Entre libros y trincheras
Aunque la memoria culta de Flandes puede remontarse muy atrás para un español, los cráteres de los obuses, los cementerios cuidados, los búnkeres todavía visibles de la Primera Guerra Mundial la acercan poderosamente hasta hoy... O al menos eso es lo que consigue hacer José Luis de Juan en un libro que es un cuaderno de viaje armado con historias viejas y ajenas, averiguaciones propias y un puñado de relaciones personales francamente atractivas.
El marco del libro son los encuentros que encadenan en una casa de Mont-Noir (y bajo la discreta protección simbólica de la Youcernar) varios escritores, residentes durante unos meses o semanas, y con quienes el narrador traba amistad, medita, visita pueblos, museos, paisajes...
CAMPOS DE FLANDES
José Luis de Juan
Alba. Barcelona, 2004
258 páginas. 21 euros
Las fotografías que incorpora el libro valen de apoyo visual a los lugares descritos -unas vacas hermosas, la fachada de un comercio, búnkeres comidos de maleza...

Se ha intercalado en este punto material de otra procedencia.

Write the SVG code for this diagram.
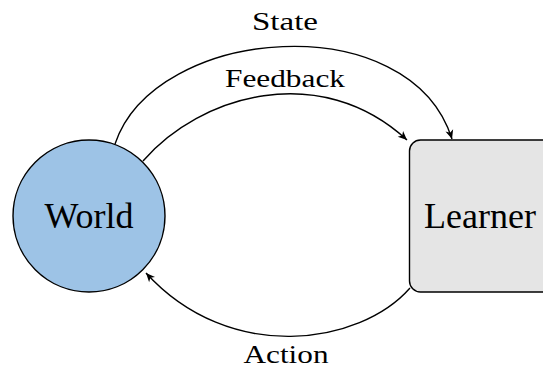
<svg xmlns="http://www.w3.org/2000/svg" width="543" height="369" viewBox="0 0 543 369">
<style>
text{font-family:'Liberation Serif','DejaVu Serif',serif;fill:#000}
.node{font-size:36px}
.edge{font-size:25px}
.conn path{fill:none;stroke:#000;stroke-width:1.4}
</style>
<defs>
<marker id="arr" viewBox="-10 -5 12 10" refX="0" refY="0" markerWidth="12" markerHeight="10" markerUnits="userSpaceOnUse" orient="auto">
<path d="M0,0 L-9,-4 L-6.5,0 L-9,4 Z" fill="#000"/>
</marker>
</defs>
<rect width="543" height="369" fill="#fff"/>
<g id="world">
<circle cx="89" cy="216" r="76" fill="#9dc3e6" stroke="#000" stroke-width="1.4"/>
<text class="node" x="89" y="228" text-anchor="middle" font-family="Liberation Serif, serif">World</text>
</g>
<g id="learner">
<rect x="409.5" y="140" width="150" height="152" rx="11" fill="#e5e5e5" stroke="#000" stroke-width="1.4"/>
<text class="node" x="480" y="228" text-anchor="middle" font-family="Liberation Serif, serif">Learner</text>
</g>
<g class="conn" id="connectors">
<path d="M115,144 C155,25 410,5 452,139" marker-end="url(#arr)"/>
<path d="M143,161 C200,95 320,60 407,140" marker-end="url(#arr)"/>
<path d="M410,288 C360,345 230,365 146,273" marker-end="url(#arr)"/>
</g>
<g id="labels">
<text class="edge" x="285" y="30" text-anchor="middle" textLength="66" lengthAdjust="spacingAndGlyphs">State</text>
<text class="edge" x="285" y="87" text-anchor="middle" textLength="120" lengthAdjust="spacingAndGlyphs">Feedback</text>
<text class="edge" x="286" y="363" text-anchor="middle" textLength="85" lengthAdjust="spacingAndGlyphs">Action</text>
</g>
</svg>
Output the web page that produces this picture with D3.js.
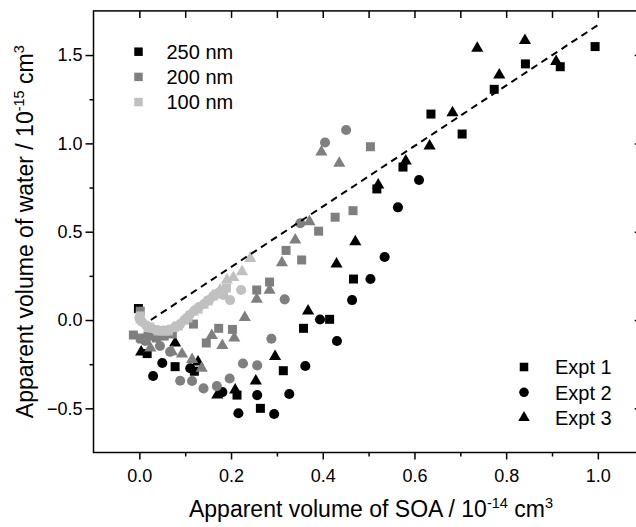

-, pero importan sobre todo las historias ocultas, la habilidad con que filtra y gradúa lo que activa el interés de aquel espacio para el lector de hoy: el gas tóxico, las trincheras, las lápidas blancas de los muertos canadienses o británicos y las negras de los alemanes de la Gran Guerra, los posibles paisajes de algunas novelas de Simenon, la presencia latente también de Marguerite Duras, las pinturas de Matisse o una pertinentísima anotación sobre Rodin.
El otro hilo de tensión son
las biografías de los escritores con quienes convive y, sobre todo, dos de ellas, las más distintas de su propia experiencia y las que evidencian mejor la distinta actitud ante la literatura y quizá ante la ideología de un español de cuarentaitantos con respecto a dos auténticos protagonistas de novelas posibles, o escritores con biografía.
El resultado es una red sutil de asociaciones entre el presente y el pasado, tejida con anécdotas de historia literaria y artística, sin aleccionar a nadie y sin callar tampoco las disparidades: el ruso Mark, nacido en 1937 y en Ucrania, en la pura pobreza y en plena devastación estalinista, traductor de Kafka, Canetti o de La montaña mágica, de Thomas Mann, y el checo Jáchym, con memoria de Praga y 1968, de los tanques y el silencio, y la conciencia de una épica antigua tan amortiguada hoy como para desanimar al narrador a propósito de supuestos comunistas desamparados tras la caída del sistema: "Esos personajes no existieron nunca de veras. Todo era corrupción. Supervivencia. Disimulo, miedo, resignación" (y el tono evoca casi literalmente palabras igual de descarnadas del Imre Kertész de Yo, el otro).
Nada de lo cual está en la biografía del propio novelista, algo más joven, sin revoluciones o utopías, sin episodios épicos en los que construir historias propias más que de oídas y de lejos, por mucho que un resto inasible de culpa o un extraño sentido de la responsabilidad histórica asalte al libro como una atmósfera o como una niebla; como si con ese recurso el libro mismo, o los mismísimos campos de Flandes sembrados de cadáveres y de búnkeres, de trincheras y de cráteres, estuviesen interrogando al autor y al lector para decir y tú, vosotros, qué.